Following a week of protests, the governor of Argentina’s central province of Mendoza, Rodolfo Suárez, announced that he will send a bill to the legislature to abolish Law 9209, which allowed for cyanide and sulfuric acid to be used in mining operations and which modified its predecessor, Law 7722.
The new law was swiftly approved last week and it sparked massive, daily protests across the province. Some rallies caused transit disruptions on roads that connect Argentina with neighbouring Chile.
Protesters, many of them from left-wing opposition parties and environmental organizations, argued that the new law threatened the province’s waterways and water supply.
After a week of unrest, on December 26th, Suárez said that the legislature was not going to work on the regulations that would make the law effective until a social consensus was reached. In a press conference reported on by local media, the governor said he was even thinking about the possibility of calling a referendum on the law.

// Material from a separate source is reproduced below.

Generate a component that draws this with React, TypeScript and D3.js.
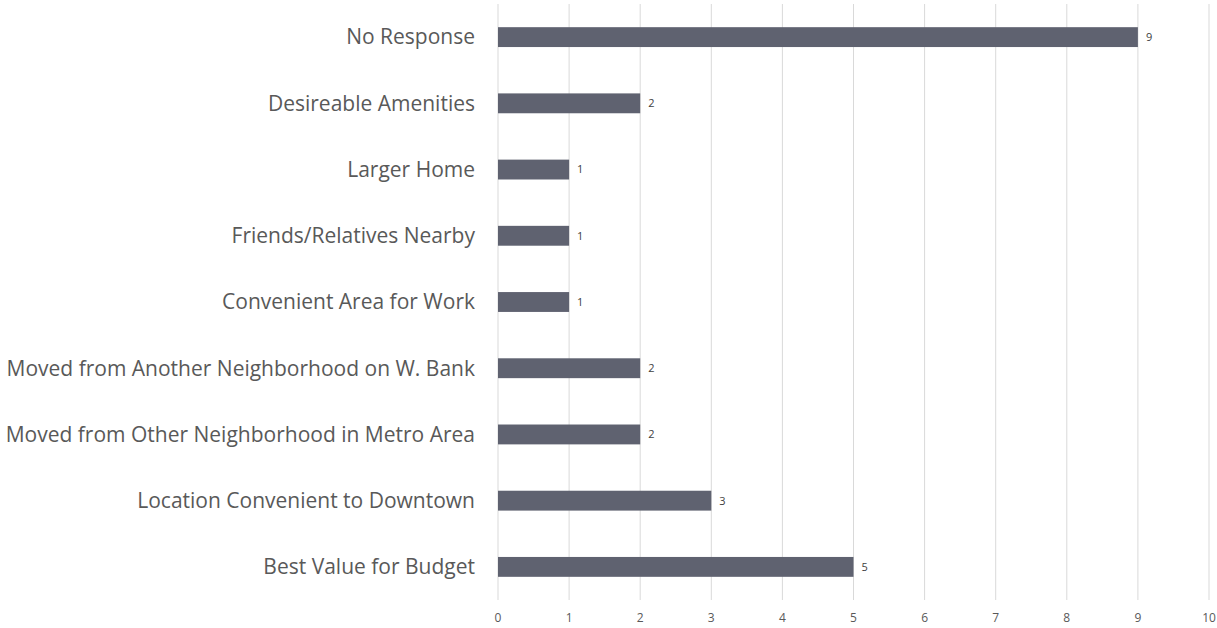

But rallies continued to take place with 10,000 people marching on Thursday, according to Clarín newspaper. Suárez’s office announced that a bill to abolish the law will be sent to the provincial legislature this Monday.
The governor, however, said he still believes that allowing mining activities is key for Mendoza’s economic development. At present, the province has 19 mining proposals waiting for approval. Most of them focus on copper extraction, but there are also gold, silver, lead, zinc and uranium projects on the drawing board.
Of those, only one project has received the necessary approvals to go ahead. It is Alto América’s Hierro Indio iron ore operation, located near the municipality of Malargue where a new wave of protests is taking place but, in this case, in support of Law 9209.
Pro-mining activists in Malargue said over the weekend that they will ask the governor to apply the new legislation in their town, even if it is abolished in the rest of the province.